María Victoria no nació para pasar desapercibida.
Nació en Guadalajara, en un México que apenas comenzaba a transformarse, rodeada de telas, partituras y el murmullo constante del detrás de escena.
Su padre confeccionaba vestuarios para artistas y su abuela guiaba a los actores hacia el escenario.
Desde niña, el espectáculo no fue un sueño: fue un destino.
Mientras otras niñas jugaban, ella observaba, aprendía y absorbía el lenguaje secreto del escenario.
Su formación no vino de academias refinadas, sino de carpas itinerantes, donde el glamour convivía con el polvo y el éxito se medía en aplausos sinceros.
A los nueve años ya dominaba los teatros de revista.
No solo cantaba, imponía presencia.
En una época que exigía discreción femenina, María Victoria era descaradamente visible.
No pedía permiso.
Retaba al público con vestidos atrevidos, movimientos libres y una voz que no gritaba, susurraba.
Ese susurro se convirtió en su sello.
Mientras otros cantaban fuerte para imponerse, ella bajaba el volumen y obligaba al silencio.
Las rocolas de todo México repetían su voz una y otra vez.
Así nació el título que la acompañaría siempre: la reina de las rocolas.
No como halago, sino como evidencia.
Grabó más de 500 canciones, todas interpretadas con una emoción contenida que parecía vivida, no actuada.
En el escenario compartió cartel con figuras como Clavillazo y más tarde conquistó los grandes recintos de la Ciudad de México.
Para 1949, cuando pisó la Carpa Amarga —luego Teatro Blanquita— muchos pensaron que había tocado la cima.
En realidad, apenas comenzaba su leyenda.

En lo personal, su vida desafió aún más las normas.

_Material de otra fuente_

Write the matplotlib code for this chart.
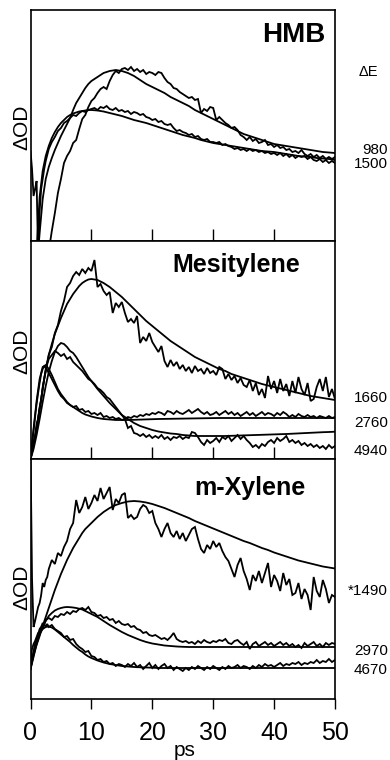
import numpy as np
import matplotlib
matplotlib.use("Agg")
import matplotlib.pyplot as plt

plt.rcParams['font.family'] = ['Liberation Sans', 'DejaVu Sans']

# ---------------- sampling times (ps) ----------------
t_data = np.concatenate([np.arange(0, 3, 0.25), np.arange(3, 50.001, 0.5)])
t_fit = np.concatenate([np.arange(0, 10.01, 0.5), np.arange(11, 50.01, 1.0)])

x_ticks = [0, 10, 20, 30, 40, 50]
panel_titles = ["HMB", "Mesitylene", "m-Xylene"]

# ---------------- HMB (arbitrary ΔOD units) ----------------
hmb_labels = ["980", "1500"]
hmb_fit_980 = [-40, -40, -30, 8, 42, 62, 74, 83, 91, 98, 105, 111, 117, 123, 131, 138, 143, 148, 153, 157, 160,
               164, 168, 170, 171, 170, 168, 165, 161, 157, 154,
               151, 148, 144, 141, 138, 135, 131, 128, 125, 122,
               119, 116, 113, 110, 107, 105, 103, 101, 99, 97,
               96, 95, 94, 93, 92, 91, 90, 89, 88.5, 88]
hmb_fit_1500 = [-40, -40, -10, 44, 70, 85, 95, 103, 109, 114, 118, 121, 124, 126, 127.5, 128.5, 129.5, 130, 130.5, 131, 131,
                130.5, 129.5, 128, 126.5, 125, 123, 121, 119.5, 118, 116,
                114, 112, 110, 108, 106, 104.5, 103, 101, 99.5, 98,
                97, 96, 95, 94, 93, 92, 91, 90, 89.5, 89,
                88, 87, 86, 85, 84.5, 84, 83, 82.5, 82, 81]
hmb_data_980 = [-30, -30, -30, -30, -30, -30, -30, -30, -30, -30, -30, -30,
                -10, 10, 28, 48, 62, 78, 85, 90, 98, 101, 112, 122, 126, 134, 140,
                143, 148, 152, 154, 152, 160, 166, 170, 168, 172,
                173, 171, 174, 170, 172, 169, 171, 167, 169, 168,
                166, 169, 168, 163, 159, 157, 153, 152, 149, 147,
                145, 143, 144, 141, 142, 128, 132, 130, 134, 133,
                121, 124, 121, 118, 116, 113, 114, 111, 106, 104,
                101, 104, 100, 102, 98, 99, 101, 96, 97, 94,
                96, 93, 94, 91, 92, 89, 90, 88, 91, 87,
                85, 87, 84, 86, 83, 85, 82, 84, 82, 84]
hmb_data_1500 = [90, 72, 45, 52, 60, -15, 30, 52, 62, 72, 80, 86,
                 92, 99, 104, 110, 113, 118, 120, 123, 126, 125, 128, 130, 129, 131, 132,
                 133, 131, 134, 133, 135, 132, 131, 133, 130, 131,
                 129, 130, 127, 129, 128, 126, 127, 124, 123, 121,
                 122, 119, 120, 117, 116, 117, 113, 110, 111, 109,
                 108, 106, 107, 104, 105, 102, 101, 102, 99, 99,
                 98, 99, 96, 97, 95, 94, 92, 93, 91, 92,
                 90, 92, 90, 91, 89, 90, 88, 89, 87, 88,
                 86, 88, 85, 87, 84, 86, 83, 85, 84, 85,
                 82, 84, 81, 80, 82, 79, 81, 78, 80, 78]

# ---------------- Mesitylene ----------------
mes_labels = ["1660", "2760", "4940"]
mes_fit_1660 = [0, 14, 32, 50, 70, 90, 104, 115, 125, 133, 141, 148, 155, 160, 165, 169, 173, 176, 178, 179.5, 180,
                179, 176, 172, 167, 162, 156, 150, 144, 138, 133,
                128, 123, 118, 114, 110, 106, 102, 99, 96, 93,
                90, 88, 85, 83, 81, 79, 77, 75, 73.5, 72,
                70.5, 69, 67.5, 66, 64.5, 63, 62, 61, 60, 59]
mes_fit_2760 = [0, 30, 58, 80, 92, 94, 90, 84, 77, 70, 65, 61, 57, 54, 52, 50, 48, 46, 44.5, 43.5, 42.5,
                41, 40, 39.5, 39, 39, 39, 39.2, 39.4, 39.6, 39.8,
                40, 40.1, 40.2, 40.3, 40.4, 40.5, 40.6, 40.7, 40.8, 40.9,
                41, 41, 41, 41, 41, 41, 41, 41, 41, 41,
                41, 41, 41, 41, 41, 41, 41, 41, 41, 41]
mes_fit_4940 = [0, 10, 24, 40, 57, 73, 87, 98, 107, 113, 116, 115, 112, 108, 106, 102, 97, 92, 87, 82, 78,
                70, 63, 56, 50, 44, 40, 36, 33, 31, 29,
                27.5, 26.5, 25.5, 25, 24, 23.5, 23, 23, 23, 23,
                23, 23, 23.2, 23.4, 23.6, 23.8, 24, 24.2, 24.4, 24.6,
                24.8, 25, 25.3, 25.6, 25.9, 26.2, 26.5, 26.8, 27, 27.3]
mes_data_1660 = [0, 8, 18, 22, 35, 40, 52, 58, 72, 80, 88, 96,
                 104, 112, 126, 134, 148, 158, 172, 176, 183, 187, 184, 190, 186, 191, 188,
                 199, 172, 175, 168, 164, 167, 146, 156, 152, 157,
                 146, 137, 140, 136, 143, 116, 122, 118, 126, 117,
                 112, 107, 113, 98, 92, 99, 93, 97, 90, 94,
                 88, 92, 86, 93, 88, 90, 85, 91, 86, 88,
                 84, 92, 90, 80, 85, 79, 83, 76, 81, 74,
                 72, 79, 68, 76, 64, 70, 61, 83, 70, 78,
                 66, 80, 68, 75, 63, 78, 66, 82, 70, 64,
                 76, 58, 60, 72, 80, 68, 82, 62, 70, 60]
mes_data_2760 = [0, 15, 28, 42, 55, 66, 76, 85, 90, 93, 91, 89,
                 86, 80, 74, 68, 63, 60, 56, 54, 52, 53, 49, 50, 47, 48, 45,
                 46, 44, 46, 42, 43, 41, 42, 40, 41, 39,
                 40, 42, 41, 43, 42, 44, 43, 45, 44, 46,
                 45, 47, 46, 44, 48, 47, 45, 48, 46, 45,
                 47, 49, 46, 48, 50, 47, 45, 47, 44, 45,
                 47, 44, 46, 48, 45, 47, 44, 46, 43, 45,
                 47, 44, 46, 43, 45, 47, 44, 46, 45, 43,
                 46, 44, 47, 45, 42, 44, 42, 45, 43, 42,
                 44, 42, 43, 41, 43, 42, 41, 43, 41, 42]
mes_data_4940 = [0, 6, 14, 22, 30, 40, 50, 60, 70, 80, 88, 95,
                 100, 104, 108, 106, 103, 105, 100, 102, 97, 94, 91, 88, 84, 80, 78,
                 75, 71, 69, 66, 62, 60, 56, 52, 48, 44,
                 40, 31, 33, 26, 25, 23, 25, 22, 24, 21,
                 23, 21, 24, 20, 22, 19, 22, 21, 23, 20,
                 22, 21, 27, 26, 22, 17, 14, 19, 16, 18,
                 21, 17, 22, 20, 23, 18, 21, 24, 20, 23,
                 19, 16, 12, 14, 11, 15, 13, 17, 19, 16,
                 21, 18, 20, 23, 17, 19, 16, 18, 14, 16,
                 13, 15, 12, 14, 11, 13, 10, 14, 11, 13]

# ---------------- m-Xylene ----------------
xyl_labels = ["*1490", "2970", "4670"]
xyl_fit_1490 = [30, 44, 54, 63, 73, 82, 91, 100, 109, 117, 125, 132, 139, 145, 151, 156, 161, 166, 170, 173, 176,
                182, 187, 191, 194, 196, 197.5, 198, 197.5, 196.5, 195,
                193, 191, 188.5, 186, 183.5, 181, 178, 175.5, 173, 170.5,
                168, 165.5, 163, 160.5, 158, 156, 153.5, 151, 149, 146.5,
                144.5, 142.5, 140.5, 138.5, 137, 135.5, 134, 132.5, 131.5, 130.5]
xyl_fit_2970 = [30, 42, 55, 65, 73, 78, 83, 86, 88.5, 90, 91, 91.7, 92, 91.8, 91.5, 91, 90.3, 89.5, 88, 86.5, 85,
                82, 78, 74, 70.5, 67, 64, 61.5, 59, 57, 55.5,
                54.5, 53.5, 53, 52.5, 52.2, 52, 52, 52, 52, 52,
                52, 52, 52, 52, 52, 52, 52, 52, 52, 52,
                52, 52, 52, 52, 52, 52, 52, 52, 52, 52]
xyl_fit_4670 = [30, 45, 57, 65, 70, 72, 72.5, 71.5, 69.5, 67, 64.5, 62, 59.5, 57, 54, 51.5, 49, 47, 44.5, 42.5, 41,
                38.5, 36.5, 35, 34, 33, 32.5, 32, 31.7, 31.5, 31.3,
                31, 31, 31, 31, 31, 31, 31, 31, 31, 31,
                31, 31, 31, 31, 31, 31, 31, 31, 31, 31,
                31, 31, 31, 31, 31, 31, 31, 31, 31, 31]
xyl_data_1490 = [250, 120, 72, 78, 85, 92, 96, 104, 116, 112, 119, 122,
                 130, 139, 135, 146, 143, 152, 158, 170, 176, 199, 186, 192, 202, 190, 196,
                 204, 198, 211, 200, 206, 212, 189, 200, 196, 204,
                 206, 181, 184, 180, 182, 190, 194, 192, 186, 188,
                 176, 170, 162, 170, 176, 166, 162, 168, 160, 166,
                 158, 164, 170, 172, 160, 150, 146, 154, 150, 158,
                 152, 156, 148, 142, 138, 130, 122, 134, 141, 128,
                 120, 109, 124, 118, 128, 116, 126, 136, 112, 124,
                 118, 108, 126, 114, 120, 104, 106, 116, 100, 110,
                 104, 89, 122, 108, 102, 119, 110, 96, 104, 102]
xyl_data_2970 = [45, 40, 48, 55, 60, 64, 70, 72, 76, 74, 79, 80,
                 81, 79, 83, 82, 85, 84, 87, 85, 88, 87, 90, 91, 89, 92, 87,
                 86, 83, 84, 81, 82, 79, 80, 76, 78, 75,
                 74, 75, 72, 73, 70, 69, 66, 67, 64, 63,
                 64, 62, 60, 61, 59, 62, 66, 60, 58, 57,
                 58, 56, 57, 55, 58, 56, 59, 57, 56, 58,
                 57, 59, 58, 60, 56, 55, 58, 59, 56, 54,
                 57, 50, 55, 57, 53, 55, 57, 54, 56, 53,
                 55, 57, 54, 56, 53, 55, 52, 54, 51, 56,
                 53, 55, 57, 53, 55, 52, 56, 54, 56, 55]
xyl_data_4670 = [40, 50, 55, 58, 62, 66, 68, 72, 70, 74, 73, 75,
                 72, 74, 70, 68, 66, 62, 63, 59, 60, 55, 52, 50, 47, 48, 43,
                 42, 39, 40, 37, 38, 35, 36, 33, 35, 34,
                 32, 35, 33, 36, 32, 34, 30, 33, 36, 31,
                 34, 30, 33, 35, 31, 33, 29, 32, 30, 28,
                 31, 29, 32, 30, 33, 31, 29, 32, 30, 33,
                 31, 29, 32, 30, 33, 31, 32, 34, 31, 33,
                 32, 30, 33, 31, 34, 32, 35, 33, 34, 32,
                 34, 36, 33, 35, 34, 36, 35, 37, 34, 36,
                 35, 37, 36, 39, 36, 38, 37, 40, 37, 39]

# ---------------- layout (figure pixels, 390 x 760) ----------------
W, H = 390.0, 760.0
x_left, x_right = 30.5, 335.0
panels_px = [(10, 241), (241, 459), (459, 699)]  # (top, bottom)


def pos(top, bottom):
    return [x_left / W, 1 - bottom / H, (x_right - x_left) / W, (bottom - top) / H]


def draw(ax, t, y):
    n = min(len(t), len(y))
    ax.plot(t[:n], y[:n], color='black', lw=1.3, solid_joinstyle='miter')


fig = plt.figure(figsize=(3.9, 7.6), dpi=100)
axes = []
for (top, bottom) in panels_px:
    ax = fig.add_axes(pos(top, bottom))
    ax.set_xlim(0, 50)
    ax.set_ylim(0, bottom - top)
    ax.set_yticks([])
    for s in ax.spines.values():
        s.set_linewidth(1.2)
    axes.append(ax)

ax1, ax2, ax3 = axes

for y in (hmb_fit_980, hmb_fit_1500):
    draw(ax1, t_fit, y)
for y in (hmb_data_980, hmb_data_1500):
    draw(ax1, t_data, y)

for y in (mes_fit_1660, mes_fit_2760, mes_fit_4940):
    draw(ax2, t_fit, y)
for y in (mes_data_1660, mes_data_2760, mes_data_4940):
    draw(ax2, t_data, y)

for y in (xyl_fit_1490, xyl_fit_2970, xyl_fit_4670):
    draw(ax3, t_fit, y)
for y in (xyl_data_1490, xyl_data_2970, xyl_data_4670):
    draw(ax3, t_data, y)

# ticks
for ax in (ax1, ax2):
    ax.set_xticks(x_ticks[1:-1])
    ax.tick_params(axis='x', direction='in', length=8.5, width=1.0, labelbottom=False)
ax3.set_xticks(x_ticks)
ax3.set_xticklabels([str(v) for v in x_ticks])
ax3.tick_params(axis='x', direction='out', length=7, width=1.0, pad=9, labelsize=18)


def fx(px):
    return px / W


def fy(py):
    return 1 - py / H


# titles inside panels
fig.text(fx(325), fy(35), panel_titles[0], fontsize=20, fontweight='bold', ha='right', va='center')
fig.text(fx(300), fy(265), panel_titles[1], fontsize=18, fontweight='bold', ha='right', va='center')
fig.text(fx(305), fy(488), panel_titles[2], fontsize=18, fontweight='bold', ha='right', va='center')

# y labels
for yc in (127, 351, 587):
    fig.text(fx(22), fy(yc), "ΔOD", fontsize=15, rotation=90, ha='center', va='center')

# x label
fig.text(fx(185), fy(750), "ps", fontsize=15, ha='center', va='center')

# right-side energy labels
fig.text(fx(368), fy(72), "ΔE", fontsize=10.5, ha='center', va='center')
right_labels = [(hmb_labels[0], 150), (hmb_labels[1], 164),
                (mes_labels[0], 398), (mes_labels[1], 423), (mes_labels[2], 451),
                (xyl_labels[0], 591), (xyl_labels[1], 651), (xyl_labels[2], 670)]
for txt, yc in right_labels:
    fig.text(fx(388), fy(yc), txt, fontsize=11, ha='right', va='center')

fig.savefig("out.png", dpi=100)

Vivió con Manuel Gómez sin casarse, provocando un escándalo mayor que cualquier vestuario.
Cuando esa relación terminó, lo hizo sin ruido.
Más tarde llegó Rubén Cepeda Novelo, el hombre que le dio estabilidad y hogar.

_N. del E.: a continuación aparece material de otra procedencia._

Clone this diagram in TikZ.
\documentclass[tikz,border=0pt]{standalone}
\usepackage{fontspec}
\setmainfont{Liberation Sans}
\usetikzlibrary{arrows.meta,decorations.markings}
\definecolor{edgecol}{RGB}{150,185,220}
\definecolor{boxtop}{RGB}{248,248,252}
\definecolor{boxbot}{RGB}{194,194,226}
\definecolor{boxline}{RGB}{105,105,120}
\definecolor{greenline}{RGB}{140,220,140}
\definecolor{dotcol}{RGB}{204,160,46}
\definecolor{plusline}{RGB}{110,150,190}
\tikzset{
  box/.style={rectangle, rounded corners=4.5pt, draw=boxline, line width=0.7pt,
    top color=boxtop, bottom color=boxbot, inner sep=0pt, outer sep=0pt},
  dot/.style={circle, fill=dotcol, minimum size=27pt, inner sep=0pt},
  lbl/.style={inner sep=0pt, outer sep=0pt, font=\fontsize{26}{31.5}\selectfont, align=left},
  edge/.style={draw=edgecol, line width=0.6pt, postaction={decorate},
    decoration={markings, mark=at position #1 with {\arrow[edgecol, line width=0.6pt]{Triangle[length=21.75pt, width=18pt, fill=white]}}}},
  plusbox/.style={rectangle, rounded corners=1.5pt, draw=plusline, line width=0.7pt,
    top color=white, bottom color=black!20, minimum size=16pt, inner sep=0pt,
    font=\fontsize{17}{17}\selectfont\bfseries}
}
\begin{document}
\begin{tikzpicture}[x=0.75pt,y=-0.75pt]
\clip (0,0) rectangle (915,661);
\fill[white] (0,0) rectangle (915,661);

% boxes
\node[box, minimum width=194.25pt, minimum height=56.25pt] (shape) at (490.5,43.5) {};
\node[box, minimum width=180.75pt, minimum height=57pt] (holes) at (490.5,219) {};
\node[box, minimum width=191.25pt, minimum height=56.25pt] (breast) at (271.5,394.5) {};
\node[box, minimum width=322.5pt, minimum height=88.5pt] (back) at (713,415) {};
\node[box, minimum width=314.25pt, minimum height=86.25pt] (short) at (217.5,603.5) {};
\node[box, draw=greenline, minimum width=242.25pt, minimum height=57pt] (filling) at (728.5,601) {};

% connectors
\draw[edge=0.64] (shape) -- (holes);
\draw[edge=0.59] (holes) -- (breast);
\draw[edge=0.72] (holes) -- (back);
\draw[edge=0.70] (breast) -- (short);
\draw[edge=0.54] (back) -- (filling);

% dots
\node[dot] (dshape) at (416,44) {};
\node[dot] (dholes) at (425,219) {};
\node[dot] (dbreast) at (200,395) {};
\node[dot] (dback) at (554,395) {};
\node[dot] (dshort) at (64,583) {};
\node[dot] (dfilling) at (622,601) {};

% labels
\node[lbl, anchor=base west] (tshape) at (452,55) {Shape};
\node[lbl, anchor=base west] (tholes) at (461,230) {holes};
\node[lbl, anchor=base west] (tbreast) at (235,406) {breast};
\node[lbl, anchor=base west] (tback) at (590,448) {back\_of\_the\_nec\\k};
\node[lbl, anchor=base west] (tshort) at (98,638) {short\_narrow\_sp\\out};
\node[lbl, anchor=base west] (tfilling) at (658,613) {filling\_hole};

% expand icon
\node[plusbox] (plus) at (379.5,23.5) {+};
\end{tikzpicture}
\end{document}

Su muerte en 1974 lo cambió todo.
María Victoria tomó una decisión que marcaría el resto de su vida: no volvería a amar.
No por falta de oportunidades, sino por convicción.
Décadas después lo resumiría con una frase devastadora: nadie estuvo a la altura.

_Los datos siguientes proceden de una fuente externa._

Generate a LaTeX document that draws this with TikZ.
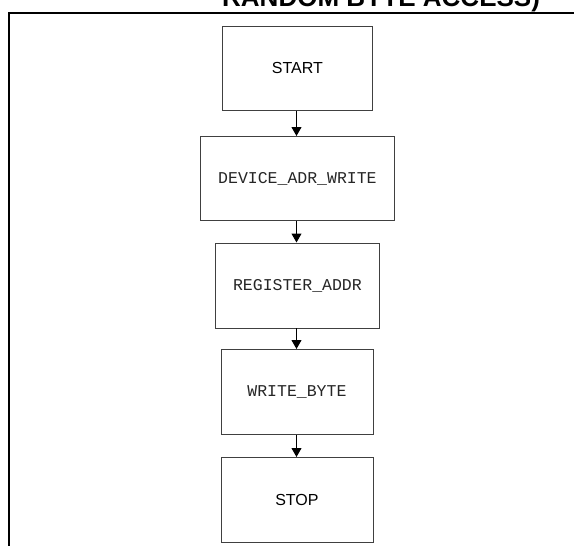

Mientras la industria exigía reinvención constante, ella eligió continuidad.
No se refugió en escándalos ni en nostalgias.
Se mantuvo firme, elegante y distante.
Y ese silencio alimentó rumores.
El más persistente tuvo nombre propio: Pedro Infante.
Durante décadas se dijo que hubo algo entre ellos.
Que él la cortejó.
Que existió un amor oculto.
El mito creció tanto que muchos lo aceptaron como verdad histórica.
Hasta que María Victoria decidió desmontarlo.
Sin dramatismo, sin pausa calculada, dijo simplemente: no, nunca me cortejó.

Añadió algo más demoledor: de haberlo hecho, lo habría rechazado por respeto a Irma Dorantes.
Explicó que la cercanía de Pedro se confundía con coqueteo, pero que su relación nunca pasó de lo profesional.
Con esa frase, derribó una fantasía construida durante décadas.
Cuando parecía que nada podía sorprender más, llegó la revelación final.
Durante años se creyó que había nacido en 1927.
Biografías, homenajes y artículos repetían la cifra.
Hasta que su familia corrigió el dato casi por accidente.
María Victoria tenía más de 100 años.
No lo negó.
No lo suavizó.
“Tengo más de cien.
¿Y qué?”, respondió.
El impacto no fue el número, sino su lucidez.
Seguía impecable, aguda, corrigiendo datos históricos en plena conversación.
No era una exestrella.
Era una institución viva.
Incluso cuando el mundo fue sacudido por falsos reportes de su muerte, su familia salió a desmentirlos con calma.
Estaba viva.
Estaba bien.
Seguía siendo ella.
Una anécdota lo resume todo.
Tras un evento rodeado de fans, alguien sugirió salir por la puerta trasera.
María Victoria se negó.

Tomó a Pedro Infante de la mano y atravesó a la multitud de frente, con la cabeza en alto.
Esa imagen capturó su esencia para siempre.
Hoy, María Victoria no se esconde del tiempo.
Lo enfrenta.
Donó su archivo personal completo —cartas, fotos, vestuarios, partituras— a una fundación cultural sin condiciones.
Entendió que su vida ya no le pertenecía solo a ella, sino a la historia.
No quiso ser monumento.
Quiso ser leída, cuestionada, comprendida.
Mientras muchos persiguen la inmortalidad a través del ruido, ella la alcanzó a través del silencio.
María Victoria no fue derrotada por el tiempo.
Lo dominó.
Y al final, cuando decidió hablar, no lo hizo para escandalizar, sino para dejar algo aún más poderoso: claridad.